I suspect the only way we will ever be able to trust our government enough to be willing to be led—or at least gently herded—is if we can somehow manage to pare back its enormous powers, which would involve the starkest and most profound reversal of control back to ordinary Americans imaginable. Were this to happen, it would be a change whose closest analog in our history was our original 13 colonies telling King George III to take a long walk off a short pier. The phrase “Power to the people” and its many variations, which we often associate with the 1960’s counterculture, is actually about 200 years older than we typically realize.

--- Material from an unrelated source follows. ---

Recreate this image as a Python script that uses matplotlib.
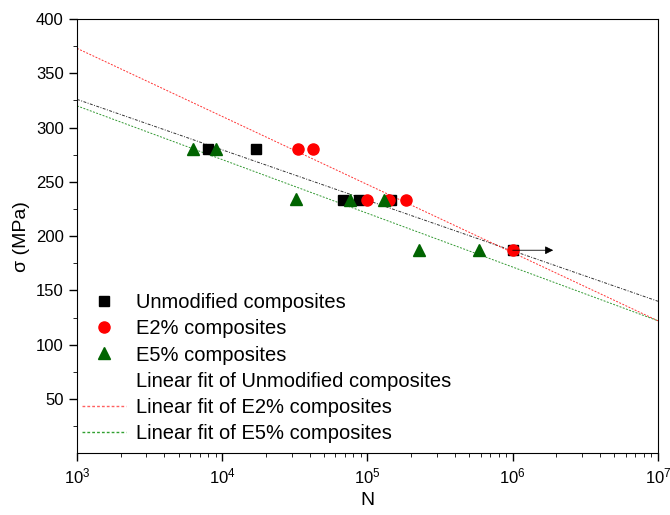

Governments and leaders have come and gone for many thousands of years, but what has not changed is we prefer there to be a direction we can all follow that offers a promise of protection and yet still allows a sensible degree of freedom. Tyrants have certainly had their heydays, but we have seen, again and again, that humans are adverse to being herded against our wills. As a result, human history has been marked by resistance, revolution, and regrouping into new, and hopefully better, forms of government where we have at least the comforting illusion that we are being led with our consent.
It is true that we instinctively seek a leader to follow. This might sometimes make it seem that we are content to be sheep. However, we are quite unlike sheep insofar as we are ready and willing to turn on the shepherd—tearing him limb from limb should it be necessary—if we believe that our own safety and well being are at risk. This is a fact worth remembering as we face the very uncertain future lying just ahead of us today.